* begin *
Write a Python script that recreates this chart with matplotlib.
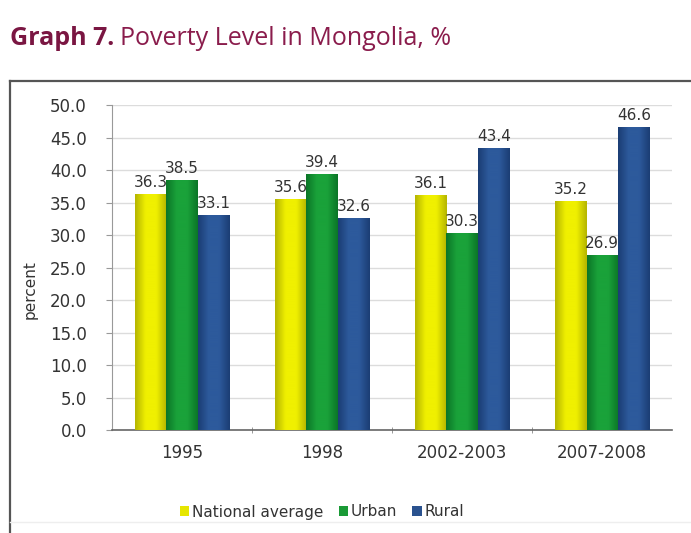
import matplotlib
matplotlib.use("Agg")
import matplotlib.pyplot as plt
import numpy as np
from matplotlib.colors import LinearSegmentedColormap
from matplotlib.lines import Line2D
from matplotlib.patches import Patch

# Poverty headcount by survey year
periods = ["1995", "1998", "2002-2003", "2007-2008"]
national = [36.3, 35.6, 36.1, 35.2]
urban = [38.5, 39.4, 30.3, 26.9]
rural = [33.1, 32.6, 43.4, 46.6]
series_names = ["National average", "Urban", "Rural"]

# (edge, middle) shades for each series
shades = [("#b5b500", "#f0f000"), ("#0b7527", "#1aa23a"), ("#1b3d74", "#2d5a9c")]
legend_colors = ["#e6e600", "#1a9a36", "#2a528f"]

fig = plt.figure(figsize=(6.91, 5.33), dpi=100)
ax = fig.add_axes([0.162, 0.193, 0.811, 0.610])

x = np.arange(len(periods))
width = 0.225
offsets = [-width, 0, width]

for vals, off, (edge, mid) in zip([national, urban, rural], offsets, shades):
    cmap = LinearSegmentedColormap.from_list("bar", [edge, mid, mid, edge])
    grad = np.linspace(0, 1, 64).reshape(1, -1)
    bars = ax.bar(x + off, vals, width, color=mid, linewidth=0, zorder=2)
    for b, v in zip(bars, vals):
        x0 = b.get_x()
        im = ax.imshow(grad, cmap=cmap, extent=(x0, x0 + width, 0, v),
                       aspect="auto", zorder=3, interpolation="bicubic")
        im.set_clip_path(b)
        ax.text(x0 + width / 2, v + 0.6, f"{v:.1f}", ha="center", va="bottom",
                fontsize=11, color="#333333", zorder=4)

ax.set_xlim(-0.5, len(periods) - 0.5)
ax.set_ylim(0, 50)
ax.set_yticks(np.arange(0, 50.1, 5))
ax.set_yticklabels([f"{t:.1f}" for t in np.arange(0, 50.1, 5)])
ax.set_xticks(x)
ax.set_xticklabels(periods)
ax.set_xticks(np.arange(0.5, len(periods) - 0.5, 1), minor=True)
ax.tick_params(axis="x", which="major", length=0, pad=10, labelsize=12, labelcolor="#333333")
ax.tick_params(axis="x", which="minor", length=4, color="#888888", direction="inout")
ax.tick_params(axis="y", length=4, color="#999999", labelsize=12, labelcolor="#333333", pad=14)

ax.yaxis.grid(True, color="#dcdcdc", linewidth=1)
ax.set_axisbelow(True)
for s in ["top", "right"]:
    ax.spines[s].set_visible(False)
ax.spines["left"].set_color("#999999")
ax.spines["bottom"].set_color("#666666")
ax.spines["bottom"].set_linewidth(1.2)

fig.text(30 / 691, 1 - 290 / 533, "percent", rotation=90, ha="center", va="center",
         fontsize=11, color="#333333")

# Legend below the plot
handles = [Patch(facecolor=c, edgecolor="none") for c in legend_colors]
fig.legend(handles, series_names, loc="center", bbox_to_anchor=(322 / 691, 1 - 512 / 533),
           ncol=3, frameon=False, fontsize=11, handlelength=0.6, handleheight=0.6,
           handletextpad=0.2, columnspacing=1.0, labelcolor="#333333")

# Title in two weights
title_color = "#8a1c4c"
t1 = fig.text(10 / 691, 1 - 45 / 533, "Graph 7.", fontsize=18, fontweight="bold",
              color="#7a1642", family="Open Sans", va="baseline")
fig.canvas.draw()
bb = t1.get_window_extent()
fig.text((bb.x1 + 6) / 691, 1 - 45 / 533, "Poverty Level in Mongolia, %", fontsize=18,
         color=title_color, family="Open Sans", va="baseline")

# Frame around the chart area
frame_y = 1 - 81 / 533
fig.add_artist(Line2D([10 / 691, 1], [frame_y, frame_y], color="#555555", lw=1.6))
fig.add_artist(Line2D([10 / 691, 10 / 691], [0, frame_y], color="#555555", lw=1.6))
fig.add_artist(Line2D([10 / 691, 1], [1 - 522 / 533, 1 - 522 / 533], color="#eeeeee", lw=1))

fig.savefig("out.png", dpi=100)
* end *
[Work instructions] Copy each line above where the string "chart" occurs.

[Worked solution]
Write a Python script that recreates this chart with matplotlib.
# Frame around the chart area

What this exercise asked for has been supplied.